Выбрать главу

Всё это убеждает, что в отношении половцев следует говорить не о контактах с ними населения русских княжеств, а о симбиозе, начальном этапе постепенного слияния двух этносов, экологически вполне совместимых, если бы не последующее монгольское нашествие. Действительно, к XIII в. Русь и Половецкая Степь представляли единое образование, пронизанное бесчисленными нитями родственных, дружеских, политических и экономических связей. Образование многонациональное и интернациональное, как изначально складывалась древняя Русь.
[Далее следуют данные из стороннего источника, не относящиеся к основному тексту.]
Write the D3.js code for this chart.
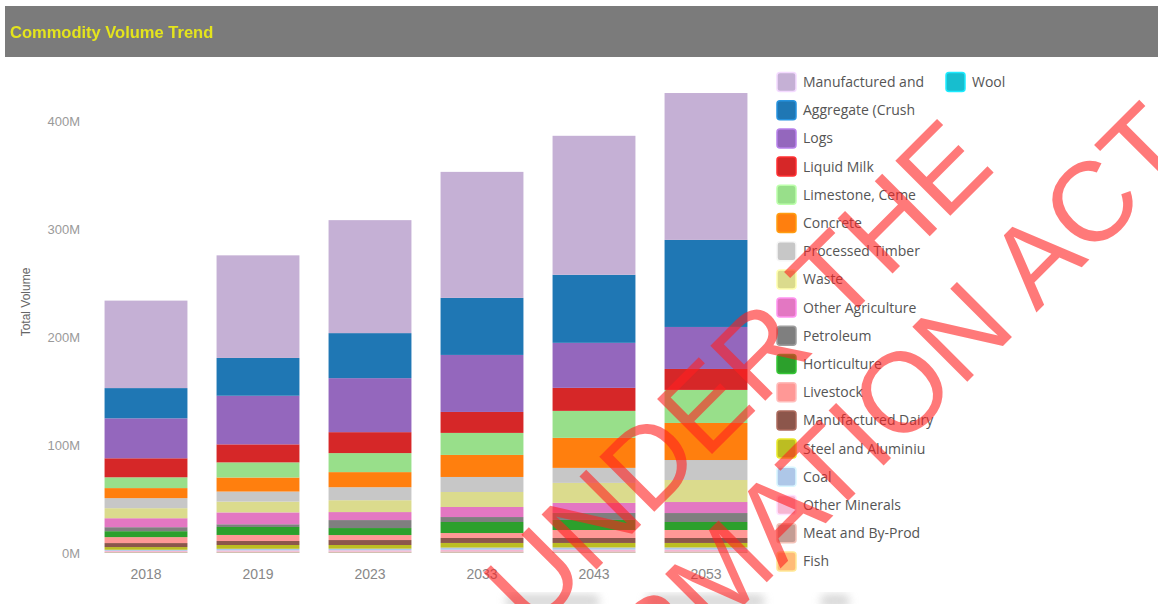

Эту особенность отметил уже один из авторов ПВЛ, который, перечислив племена и народы, закончил этот перечень многозначительными словами «яже ныне зовомая Русь». Собственно говоря, на это же указала и С.А. Плетнева, поставив «Половецкую землю» в один ряд с другими древнерусскими княжествами.

И здесь к месту вспомнить о втором, не менее ярком примере воздействия степной культуры на духовную культуру русского земледельческого населения. Это — былины.

Вот уже около двух столетий русский былинный эпос приковывает к себе внимание фольклористов, этнографов, историков, поэтов и художников. В нем видят и воспоминания об обрядах инициации, оставленных в темных далях тысячелетий, и пережитки общинно-родового строя, борьбу патриархата с матриархатом, явственные отзвуки языческих времен и отражение дружинного быта древней Руси. И всё же больше всего в былинах так называемого «Владимирова» или «киевского цикла» оказывается дыхания степи.

Подвиги былинных героев, наших «рыцарей круглого стола», богатырей русских, совершаются не в чащах среднерусских лесов, не в перелесках лесостепи, где оседало русское население и возникали города, а именно в самой степи — просторной, бескрайней, откуда изредка накатывается «вражья сила» и где герой обычно встречается со своим первым противником, таким же, как и он сам, искателем приключений. Как правило, бой завершается победой. Однако далеко не всегда эта победа предполагает гибель одного из борцов или поединщиков. Очень часто сам бой оказывается способом узнавания героем в своем противнике отца, брата или сестры (от другой матери), способом обретения жены или заключения побратимства. Это типично степной сюжет, как и «симбиотические» отношения героя со своим конем, как все аксессуары степного быта, дожившие в былинах до наших дней на далеком русском Севере, где и степей никогда не видели.

Оттуда, из степей, пришли в былину имена противников богатырей и их побратимов, половецких ханов.

Со всем этим мы свыклись, как с чем-то само собой разумеющемся. В самом деле, как представить русскую народную культуру северных лесов и холодных морей без речитатива былины, без сказителей? Но сама былина, как жанр, как форма — откуда она? Русский былинный эпос несопоставим с европейским сюжетно и структурно. Нельзя считать его и собственно славянским: ничего подобного былине западные славяне (да и южные тоже) никогда не знали. Так получается, что историко-географическая зона возникновения былин оказывается зоной контакта киево-черниговской и владимиро-суздальской Руси со Степью. Больше того. Ни один европейский эпос, описывающий деяния героев, не знает такого внимательного и любовного отношения к природе, как русский, — к просторам, ветру, солнцу и небу, к деревьям и травам, птицам и зверям, к быстротекущей воде и к облакам. И в этом русскую былину можно сопоставить только с тюркским эпосом, отразившимся в эпосах казахском и калмыцком.

О том, что тюркский и собственно половецкий эпос был известен на Руси, показывают летописи, в том числе Ипатьевская, сохранившая пересказ «Повести о траве емшан» о возвращении половцев во главе с ханом Атраком из Грузии в причерноморские степи [Ип., 716]. А разве не дыханием Степи наполнено наше «Слово о полку Игореве»? В отличие от летописи, оно доносит до нас шум схватки, блистание доспехов, ржание коней, многоцветье одежд, цветущую, наполненную жизнью степь, далекие горизонты, заросшие лозняком берега многочисленных речек со своими пернатыми обитателями. Ветер колышет сочные, поднимающиеся из земли травы, слышится клёкот орлов, вороний грай… У кого из поэтов европейского Средневековья, живших за каменными стенами маленьких и тесных городов, можно найти что-либо подобное?